Request => Transcribe the listing exactly, leaving out every picture.

Data section =>
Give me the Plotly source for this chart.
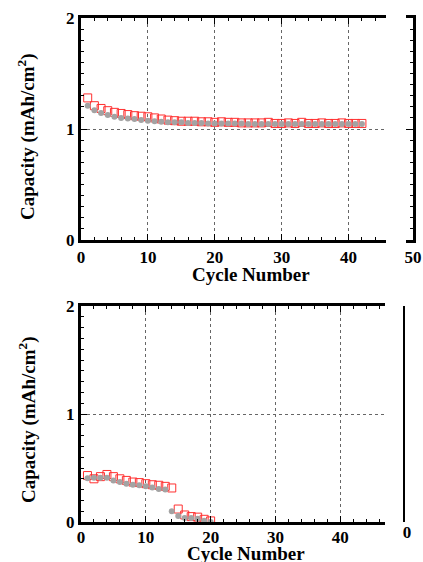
import plotly.graph_objects as go

W, H = 423, 562

# ---------------- data ----------------
top_cycles = [1, 2, 3, 4, 5, 6, 7, 8, 9, 10, 11, 12, 13, 14, 15, 16, 17, 18, 19, 20, 21,
              22, 23, 24, 25, 26, 27, 28, 29, 30, 31, 32, 33, 34, 35, 36, 37, 38, 39, 40, 41, 42]
top_red = [1.28, 1.21, 1.185, 1.165, 1.15, 1.14, 1.13, 1.12, 1.115, 1.11, 1.10, 1.09, 1.08,
           1.075, 1.07, 1.07, 1.07, 1.065, 1.065, 1.06, 1.065, 1.06, 1.06, 1.055, 1.055, 1.055,
           1.055, 1.06, 1.05, 1.05, 1.055, 1.05, 1.06, 1.05, 1.05, 1.055, 1.05, 1.05, 1.055,
           1.05, 1.05, 1.05]
top_gray = [1.21, 1.17, 1.145, 1.125, 1.11, 1.10, 1.095, 1.09, 1.08, 1.075, 1.07, 1.065, 1.06,
            1.06, 1.06, 1.055, 1.055, 1.055, 1.05, 1.05, 1.05, 1.05, 1.05, 1.05, 1.045, 1.045,
            1.045, 1.045, 1.045, 1.045, 1.045, 1.045, 1.045, 1.045, 1.045, 1.045, 1.045, 1.045,
            1.045, 1.045, 1.045, 1.045]

bot_cycles = [1, 2, 3, 4, 5, 6, 7, 8, 9, 10, 11, 12, 13, 14, 15, 16, 17, 18, 19, 20]
bot_red = [0.43, 0.40, 0.42, 0.44, 0.42, 0.40, 0.385, 0.37, 0.365, 0.355, 0.345, 0.34, 0.33,
           0.315, 0.12, 0.065, 0.05, 0.045, 0.025, 0.01]
bot_gray = [0.405, 0.41, 0.41, 0.41, 0.385, 0.37, 0.355, 0.345, 0.34, 0.33, 0.32, 0.305, 0.30,
            0.10, 0.055, 0.037, 0.037, 0.03, 0.012, 0.0]

y_ticks = [0, 1, 2]
x_ticks = [0, 10, 20, 30, 40]
top_right_tick = [50]
bot_right_tick = [0]
y_title = "Capacity (mAh/cm<sup>2</sup>)"
x_title = "Cycle Number"

# ---------------- style ----------------
FONT = "Liberation Serif, Times New Roman, serif"
RED = "#ff3030"
GRAY = "#a3a3a3"
GRID = "#666666"


def fx(p):
    return p / W


def fy(p):
    return 1 - p / H


fig = go.Figure()

for xs, r, g, xa, ya in [(top_cycles, top_red, top_gray, "x", "y"),
                         (bot_cycles, bot_red, bot_gray, "x2", "y2")]:
    fig.add_trace(go.Scatter(x=xs, y=r, mode="markers", xaxis=xa, yaxis=ya,
                             marker=dict(symbol="square-open", size=8, color=RED,
                                         line=dict(width=1, color=RED)),
                             showlegend=False, hoverinfo="skip"))
    fig.add_trace(go.Scatter(x=xs, y=g, mode="markers", xaxis=xa, yaxis=ya,
                             marker=dict(symbol="circle", size=6, color=GRAY,
                                         line=dict(width=0)),
                             showlegend=False, hoverinfo="skip"))

# empty traces so the broken-axis stubs are drawn
for xa, ya in [("x3", "y3"), ("x4", "y4")]:
    fig.add_trace(go.Scatter(x=[], y=[], mode="markers", xaxis=xa, yaxis=ya,
                             showlegend=False, hoverinfo="skip"))

tickfont = dict(family=FONT, size=17, color="black", weight="bold")


def main_x(domain, rng, anchor):
    return dict(domain=domain, range=rng, anchor=anchor, tickvals=x_ticks,
                showline=True, linewidth=3, linecolor="black", mirror="ticks",
                ticks="inside", ticklen=6, tickwidth=1, tickcolor="black",
                minor=dict(dtick=2, ticks="inside", ticklen=3, tickwidth=1,
                           tickcolor="black", showgrid=False),
                showgrid=True, gridcolor=GRID, griddash="dot", gridwidth=1,
                zeroline=False, tickfont=tickfont, automargin=False)


def main_y(domain, anchor):
    return dict(domain=domain, range=[0, 2], anchor=anchor, tickvals=y_ticks,
                showline=True, linewidth=3, linecolor="black", mirror=False,
                ticks="inside", ticklen=6, tickwidth=1, tickcolor="black",
                minor=dict(dtick=0.1, ticks="inside", ticklen=3, tickwidth=1,
                           tickcolor="black", showgrid=False),
                showgrid=True, gridcolor=GRID, griddash="dot", gridwidth=1,
                zeroline=False, tickfont=tickfont, automargin=False)


fig.update_layout(
    xaxis=main_x([fx(81), fx(386)], [0, 45.6], "y"),
    yaxis=main_y([fy(240), fy(18)], "x"),
    xaxis2=main_x([fx(81), fx(385)], [0, 46.9], "y2"),
    yaxis2=main_y([fy(522), fy(306)], "x2"),
    # top right bracket
    xaxis3=dict(domain=[fx(406), fx(413)], range=[49, 50], anchor="y3",
                tickvals=top_right_tick, showline=True, linewidth=3, linecolor="black",
                mirror=True, ticks="", showgrid=False, zeroline=False,
                tickfont=tickfont, automargin=False),
    yaxis3=dict(domain=[fy(240), fy(18)], range=[0, 2], anchor="x3", side="right",
                tickvals=y_ticks, showticklabels=False,
                showline=True, linewidth=3, linecolor="black",
                ticks="inside", ticklen=7, tickwidth=1, tickcolor="black",
                minor=dict(dtick=0.1, ticks="inside", ticklen=3, tickwidth=1,
                           tickcolor="black", showgrid=False),
                showgrid=True, gridcolor=GRID, griddash="dot", gridwidth=1,
                zeroline=False, automargin=False),
    # bottom right line
    xaxis4=dict(domain=[fx(405), fx(409)], range=[-1, 1], anchor="y4",
                tickvals=bot_right_tick, showline=False, ticks="", showgrid=False,
                zeroline=False, tickfont=tickfont, automargin=False,
                ticklabelstandoff=-2),
    yaxis4=dict(domain=[fy(522), fy(306)], range=[0, 2], anchor="x4", side="left",
                showticklabels=False, showline=True, linewidth=2, linecolor="black",
                ticks="", showgrid=False, zeroline=False, automargin=False),
)
fig.update_layout(xaxis2=dict(ticklabelstandoff=-2))

title_font = dict(family=FONT, size=19, color="black", weight="bold")
annos = [
    dict(text=y_title, x=fx(27), y=fy(137), textangle=-90, yanchor="middle"),
    dict(text=y_title, x=fx(27), y=fy(420), textangle=-90, yanchor="middle"),
    dict(text=x_title, x=fx(251), y=fy(263), yanchor="top"),
    dict(text=x_title, x=fx(246), y=fy(542), yanchor="top"),
]
for a in annos:
    fig.add_annotation(xref="paper", yref="paper", showarrow=False,
                       xanchor="center", font=title_font, borderpad=0, **a)

fig.update_layout(width=W, height=H, autosize=False,
                  margin=dict(l=0, r=0, t=0, b=0),
                  paper_bgcolor="white", plot_bgcolor="white",
                  showlegend=False)

fig.write_html("out.html", config={"displayModeBar": False},
               post_script="document.body.style.margin='0px';"
                           "document.body.style.overflow='hidden';")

Task response =>
Give me the Plotly source for this chart.
import plotly.graph_objects as go

W, H = 423, 562

# ---------------- data ----------------
top_cycles = [1, 2, 3, 4, 5, 6, 7, 8, 9, 10, 11, 12, 13, 14, 15, 16, 17, 18, 19, 20, 21,
              22, 23, 24, 25, 26, 27, 28, 29, 30, 31, 32, 33, 34, 35, 36, 37, 38, 39, 40, 41, 42]
top_red = [1.28, 1.21, 1.185, 1.165, 1.15, 1.14, 1.13, 1.12, 1.115, 1.11, 1.10, 1.09, 1.08,
           1.075, 1.07, 1.07, 1.07, 1.065, 1.065, 1.06, 1.065, 1.06, 1.06, 1.055, 1.055, 1.055,
           1.055, 1.06, 1.05, 1.05, 1.055, 1.05, 1.06, 1.05, 1.05, 1.055, 1.05, 1.05, 1.055,
           1.05, 1.05, 1.05]
top_gray = [1.21, 1.17, 1.145, 1.125, 1.11, 1.10, 1.095, 1.09, 1.08, 1.075, 1.07, 1.065, 1.06,
            1.06, 1.06, 1.055, 1.055, 1.055, 1.05, 1.05, 1.05, 1.05, 1.05, 1.05, 1.045, 1.045,
            1.045, 1.045, 1.045, 1.045, 1.045, 1.045, 1.045, 1.045, 1.045, 1.045, 1.045, 1.045,
            1.045, 1.045, 1.045, 1.045]

bot_cycles = [1, 2, 3, 4, 5, 6, 7, 8, 9, 10, 11, 12, 13, 14, 15, 16, 17, 18, 19, 20]
bot_red = [0.43, 0.40, 0.42, 0.44, 0.42, 0.40, 0.385, 0.37, 0.365, 0.355, 0.345, 0.34, 0.33,
           0.315, 0.12, 0.065, 0.05, 0.045, 0.025, 0.01]
bot_gray = [0.405, 0.41, 0.41, 0.41, 0.385, 0.37, 0.355, 0.345, 0.34, 0.33, 0.32, 0.305, 0.30,
            0.10, 0.055, 0.037, 0.037, 0.03, 0.012, 0.0]

y_ticks = [0, 1, 2]
x_ticks = [0, 10, 20, 30, 40]
top_right_tick = [50]
bot_right_tick = [0]
y_title = "Capacity (mAh/cm<sup>2</sup>)"
x_title = "Cycle Number"

# ---------------- style ----------------
FONT = "Liberation Serif, Times New Roman, serif"
RED = "#ff3030"
GRAY = "#a3a3a3"
GRID = "#666666"


def fx(p):
    return p / W


def fy(p):
    return 1 - p / H


fig = go.Figure()

for xs, r, g, xa, ya in [(top_cycles, top_red, top_gray, "x", "y"),
                         (bot_cycles, bot_red, bot_gray, "x2", "y2")]:
    fig.add_trace(go.Scatter(x=xs, y=r, mode="markers", xaxis=xa, yaxis=ya,
                             marker=dict(symbol="square-open", size=8, color=RED,
                                         line=dict(width=1, color=RED)),
                             showlegend=False, hoverinfo="skip"))
    fig.add_trace(go.Scatter(x=xs, y=g, mode="markers", xaxis=xa, yaxis=ya,
                             marker=dict(symbol="circle", size=6, color=GRAY,
                                         line=dict(width=0)),
                             showlegend=False, hoverinfo="skip"))

# empty traces so the broken-axis stubs are drawn
for xa, ya in [("x3", "y3"), ("x4", "y4")]:
    fig.add_trace(go.Scatter(x=[], y=[], mode="markers", xaxis=xa, yaxis=ya,
                             showlegend=False, hoverinfo="skip"))

tickfont = dict(family=FONT, size=17, color="black", weight="bold")


def main_x(domain, rng, anchor):
    return dict(domain=domain, range=rng, anchor=anchor, tickvals=x_ticks,
                showline=True, linewidth=3, linecolor="black", mirror="ticks",
                ticks="inside", ticklen=6, tickwidth=1, tickcolor="black",
                minor=dict(dtick=2, ticks="inside", ticklen=3, tickwidth=1,
                           tickcolor="black", showgrid=False),
                showgrid=True, gridcolor=GRID, griddash="dot", gridwidth=1,
                zeroline=False, tickfont=tickfont, automargin=False)


def main_y(domain, anchor):
    return dict(domain=domain, range=[0, 2], anchor=anchor, tickvals=y_ticks,
                showline=True, linewidth=3, linecolor="black", mirror=False,
                ticks="inside", ticklen=6, tickwidth=1, tickcolor="black",
                minor=dict(dtick=0.1, ticks="inside", ticklen=3, tickwidth=1,
                           tickcolor="black", showgrid=False),
                showgrid=True, gridcolor=GRID, griddash="dot", gridwidth=1,
                zeroline=False, tickfont=tickfont, automargin=False)


fig.update_layout(
    xaxis=main_x([fx(81), fx(386)], [0, 45.6], "y"),
    yaxis=main_y([fy(240), fy(18)], "x"),
    xaxis2=main_x([fx(81), fx(385)], [0, 46.9], "y2"),
    yaxis2=main_y([fy(522), fy(306)], "x2"),
    # top right bracket
    xaxis3=dict(domain=[fx(406), fx(413)], range=[49, 50], anchor="y3",
                tickvals=top_right_tick, showline=True, linewidth=3, linecolor="black",
                mirror=True, ticks="", showgrid=False, zeroline=False,
                tickfont=tickfont, automargin=False),
    yaxis3=dict(domain=[fy(240), fy(18)], range=[0, 2], anchor="x3", side="right",
                tickvals=y_ticks, showticklabels=False,
                showline=True, linewidth=3, linecolor="black",
                ticks="inside", ticklen=7, tickwidth=1, tickcolor="black",
                minor=dict(dtick=0.1, ticks="inside", ticklen=3, tickwidth=1,
                           tickcolor="black", showgrid=False),
                showgrid=True, gridcolor=GRID, griddash="dot", gridwidth=1,
                zeroline=False, automargin=False),
    # bottom right line
    xaxis4=dict(domain=[fx(405), fx(409)], range=[-1, 1], anchor="y4",
                tickvals=bot_right_tick, showline=False, ticks="", showgrid=False,
                zeroline=False, tickfont=tickfont, automargin=False,
                ticklabelstandoff=-2),
    yaxis4=dict(domain=[fy(522), fy(306)], range=[0, 2], anchor="x4", side="left",
                showticklabels=False, showline=True, linewidth=2, linecolor="black",
                ticks="", showgrid=False, zeroline=False, automargin=False),
)
fig.update_layout(xaxis2=dict(ticklabelstandoff=-2))

title_font = dict(family=FONT, size=19, color="black", weight="bold")
annos = [
    dict(text=y_title, x=fx(27), y=fy(137), textangle=-90, yanchor="middle"),
    dict(text=y_title, x=fx(27), y=fy(420), textangle=-90, yanchor="middle"),
    dict(text=x_title, x=fx(251), y=fy(263), yanchor="top"),
    dict(text=x_title, x=fx(246), y=fy(542), yanchor="top"),
]
for a in annos:
    fig.add_annotation(xref="paper", yref="paper", showarrow=False,
                       xanchor="center", font=title_font, borderpad=0, **a)

fig.update_layout(width=W, height=H, autosize=False,
                  margin=dict(l=0, r=0, t=0, b=0),
                  paper_bgcolor="white", plot_bgcolor="white",
                  showlegend=False)

fig.write_html("out.html", config={"displayModeBar": False},
               post_script="document.body.style.margin='0px';"
                           "document.body.style.overflow='hidden';")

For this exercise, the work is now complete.